I then undertook a one year master's conversion course in Information Technologies in the Computing Science Department at Glasgow and gained a Distinction in Software and Systems.

Shortly after graduating, I joined the Engineering Department at the University of Oxford to work on a joint project with the Centre for the Study of Ancient Documents on imaging and understanding Roman documents from Hadrian's Wall.

I graduated with my DPhil in engineering in early 2003 and, for almost year, I worked as an Assistant Manager in the Policy Department of the Royal Academy of Engineering, advising the government on science and technology.

At that time, there were few openings in humanities computing, as it was then called, and I was reconciled to the fact that I wouldn't be able to have an academic career.

When the job at UCL came up, I thought I might as well apply, but I believed I had little hope of getting it, given the stiff competition!

I have been very happy at UCL since and enjoyed the opportunities that have been given to me - rapidly being promoted from probationary lecturer to Senior Lecturer and now Reader.

What working achievement or initiative are you most proud of?

It's very difficult to choose when you work on so many different projects. For example, at the moment we are having a lot of fun with Transcribe Bentham, which is a joint project between UCL Laws and various other partners across UCL to use crowdsourcing to aid in the transcription of Jeremy Bentham's handwritten manuscripts, held in UCL Special Collections.

The project has been a roaring success, and we have been nominated - and come runner up in - two major international prizes.

I'm very much enjoying the work we're doing at UCL on digital imaging of documentary material, including bench-marking multi-spectral techniques, and developing techniques to aid in reading damaged and deteriorated texts.

We are gathering together a strong Interest Group on this, across various teams, and I'm finding this very personally rewarding to work on, as my knowledge of image processing is being brought up-to-date pretty sharply.

I have a variety of other PhD students working on user studies of digital resources and the use of various digital media in museum spaces, as well as online community archaeology and the history of the early blogosphere. I learn a lot from my PhD students and it is a privilege to work with them at this stage in their careers.
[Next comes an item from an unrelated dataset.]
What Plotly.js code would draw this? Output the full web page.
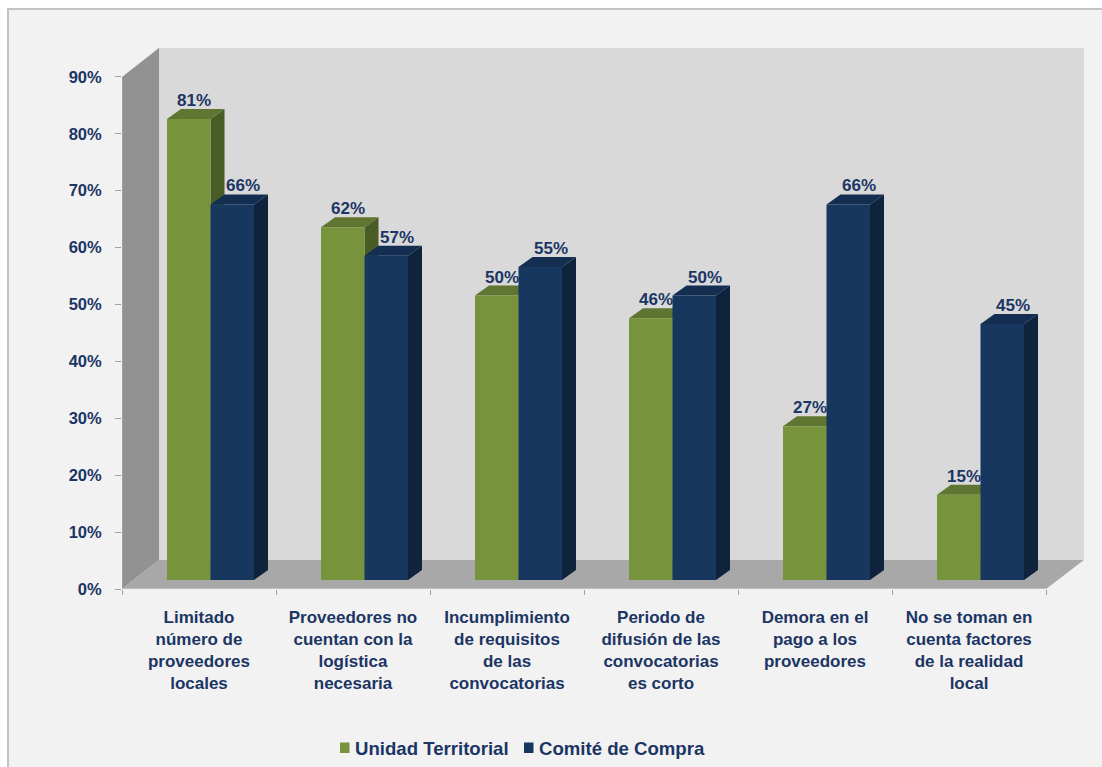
<!DOCTYPE html>
<html>
<head>
<meta charset="utf-8">
<script src="https://cdn.plot.ly/plotly-3.0.1.min.js"></script>
<style>
  html, body { margin: 0; padding: 0; background: #ffffff; }
  #chart { width: 1102px; height: 767px; }
</style>
</head>
<body>
<div id="chart"></div>
<script>
// ---- data ----
const categories = [
  "Limitado<br>número de<br>proveedores<br>locales",
  "Proveedores no<br>cuentan con la<br>logística<br>necesaria",
  "Incumplimiento<br>de requisitos<br>de las<br>convocatorias",
  "Periodo de<br>difusión de las<br>convocatorias<br>es corto",
  "Demora en el<br>pago a los<br>proveedores",
  "No se toman en<br>cuenta factores<br>de la realidad<br>local"
];
const unidadTerritorial = [81, 62, 50, 46, 27, 15];
const comiteCompra = [66, 57, 55, 50, 66, 45];
const seriesNames = ["Unidad Territorial", "Comité de Compra"];
const yTickVals = [0, 10, 20, 30, 40, 50, 60, 70, 80, 90];
const yTickLabels = ["0%", "10%", "20%", "30%", "40%", "50%", "60%", "70%", "80%", "90%"];

// ---- geometry (pseudo-3D) ----
const W_PX = 1102, H_PX = 767;
const M = { l: 122, r: 18, t: 48, b: 178, autoexpand: false };
const plotW = W_PX - M.l - M.r, plotH = H_PX - M.t - M.b;
const xMin = -0.5, pxPerCat = 154;
const xMax = xMin + plotW / pxPerCat;
const pxPerPct = 5.69;
const yMax = plotH / pxPerPct;
const px2x = p => p / pxPerCat, px2y = p => p / pxPerPct;
const pxToPaperX = p => (p - M.l) / plotW;
const pxToPaperY = p => ((H_PX - M.b) - p) / plotH;

const DX = px2x(37), DY = px2y(29);        // wall depth
const SX = px2x(11.5), SY = px2y(9);       // bar plane offset
const BX = px2x(14), BY = px2y(10);        // bar depth
const BW = px2x(43.5);                     // bar width
const nCat = categories.length;

const colors = {
  green: { front: "#77933C", top: "#5F7531", side: "#4A5C26" },
  blue:  { front: "#17375E", top: "#132E50", side: "#0F233C" }
};
const navy = "#1B3564";
const FONT = "Liberation Sans, Arial, sans-serif";

const idx = categories.map((_, i) => i);
const xBar = idx.map(i => i + SX);

const traces = [
  { type: "bar", name: seriesNames[0], x: xBar, y: unidadTerritorial, base: SY,
    width: BW, offset: -BW, marker: { color: colors.green.front, line: { width: 0 } },
    hoverinfo: "skip", showlegend: false },
  { type: "bar", name: seriesNames[1], x: xBar, y: comiteCompra, base: SY,
    width: BW, offset: 0, marker: { color: colors.blue.front, line: { width: 0 } },
    hoverinfo: "skip", showlegend: false }
];

const shapes = [];
// outer frame
shapes.push({ type: "rect", xref: "paper", yref: "paper", layer: "below",
  x0: pxToPaperX(8), x1: pxToPaperX(1110), y0: pxToPaperY(790), y1: pxToPaperY(9),
  fillcolor: "#F2F2F2", line: { color: "#C3C3C3", width: 2 } });
// back wall
shapes.push({ type: "rect", xref: "x", yref: "y", layer: "below",
  x0: xMin + DX, x1: xMax, y0: DY, y1: yMax,
  fillcolor: "#D9D9D9", line: { width: 0 } });
// side wall
shapes.push({ type: "path", xref: "x", yref: "y", layer: "below",
  path: `M ${xMin},0 L ${xMin},90 L ${xMin + DX},${90 + DY} L ${xMin + DX},${DY} Z`,
  fillcolor: "#929292", line: { width: 0 } });
// floor
shapes.push({ type: "path", xref: "x", yref: "y", layer: "below",
  path: `M ${xMin},0 L ${xMin + DX},${DY} L ${xMax},${DY} L ${xMin + nCat},0 Z`,
  fillcolor: "#A8A8A8", line: { width: 0 } });
// front edges
shapes.push({ type: "line", xref: "x", yref: "y", layer: "below",
  x0: xMin, x1: xMin + nCat, y0: 0, y1: 0, line: { color: "#BDBDBD", width: 2 } });
shapes.push({ type: "line", xref: "x", yref: "y", layer: "below",
  x0: xMin, x1: xMin, y0: 0, y1: 90, line: { color: "#A3A3A3", width: 1.5 } });

function barFaces(vals, leftOff, c) {
  const sides = [], tops = [];
  vals.forEach((v, i) => {
    const xl = xBar[i] + leftOff, xr = xl + BW, t = SY + v, b = SY;
    sides.push({ type: "path", xref: "x", yref: "y", layer: "below",
      path: `M ${xr},${b} L ${xr},${t} L ${xr + BX},${t + BY} L ${xr + BX},${b + BY} Z`,
      fillcolor: c.side, line: { width: 0 } });
    tops.push({ type: "path", xref: "x", yref: "y", layer: "below",
      path: `M ${xl},${t} L ${xl + BX},${t + BY} L ${xr + BX},${t + BY} L ${xr},${t} Z`,
      fillcolor: c.top, line: { width: 0 } });
  });
  return sides.concat(tops);
}
shapes.push(...barFaces(unidadTerritorial, -BW, colors.green));
shapes.push(...barFaces(comiteCompra, 0, colors.blue));

const annotations = [];
function addLabels(vals, leftOff, shiftPx) {
  vals.forEach((v, i) => {
    annotations.push({ x: xBar[i] + leftOff + BW / 2 + px2x(shiftPx), y: SY + v + BY,
      xref: "x", yref: "y", text: v + "%", showarrow: false,
      xanchor: "center", yanchor: "bottom", yshift: -3,
      font: { family: FONT, size: 17, color: navy, weight: "bold" } });
  });
}
addLabels(unidadTerritorial, -BW, 5);
addLabels(comiteCompra, 0, 11);

// legend (drawn manually for tight marker/text spacing)
const legendItems = [
  { name: seriesNames[0], color: colors.green.front, markerPx: 340, textPx: 353 },
  { name: seriesNames[1], color: colors.blue.front, markerPx: 524, textPx: 537 }
];
legendItems.forEach(it => {
  shapes.push({ type: "rect", xref: "paper", yref: "paper", layer: "above",
    x0: pxToPaperX(it.markerPx), x1: pxToPaperX(it.markerPx + 9.5),
    y0: pxToPaperY(753), y1: pxToPaperY(742.5),
    fillcolor: it.color, line: { width: 0 } });
  annotations.push({ xref: "paper", yref: "paper", x: pxToPaperX(it.textPx), y: pxToPaperY(748),
    xanchor: "left", yanchor: "middle", showarrow: false, text: it.name,
    font: { family: FONT, size: 18.6, color: navy, weight: "bold" } });
});

const layout = {
  width: W_PX, height: H_PX,
  margin: M,
  paper_bgcolor: "#FFFFFF",
  plot_bgcolor: "rgba(0,0,0,0)",
  barmode: "overlay",
  showlegend: false,
  xaxis: { range: [xMin, xMax], showgrid: false, zeroline: false, showline: false,
    automargin: false,
    tickmode: "array", tickvals: idx, ticktext: categories, ticks: "",
    ticklabelstandoff: 16,
    tickfont: { family: FONT, size: 17, color: navy, weight: "bold" },
    minor: { tickmode: "array", tickvals: idx.concat([nCat]).map(i => i - 0.5),
      ticks: "outside", ticklen: 5, tickcolor: "#A0A0A0", tickwidth: 1 },
    fixedrange: true },
  yaxis: { range: [0, yMax], showgrid: false, zeroline: false, showline: false,
    automargin: false,
    tickmode: "array", tickvals: yTickVals, ticktext: yTickLabels,
    ticks: "outside", ticklen: 6, tickcolor: "#A0A0A0",
    ticklabelstandoff: 10,
    tickfont: { family: FONT, size: 16.5, color: navy, weight: "bold" },
    fixedrange: true },
  shapes: shapes,
  annotations: annotations
};

Plotly.newPlot("chart", traces, layout, { displayModeBar: false, staticPlot: true });
</script>
</body>
</html>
Finally, I've been instrumental in helping set up the recently founded UCL Centre for Digital Humanities and our new cross-disciplinary MA/MSc in Digital Humanities.

It has been very exciting working in a team which is helping to embed digital humanities within UCL's infrastructure, and helping as many people as possible exploit their research and teaching ideas. If anyone needs help with digital humanities teaching or research, you know where to find us!

What is your life like outside UCL?

Rather hectic. I'm married and we have a three-year-old son and one-year-old twin sons, so although my working day is very busy, it feels like a rest in comparison! I have little time at the moment for anything else other than work and home life, but that is just the phase we are in right now: it's all good!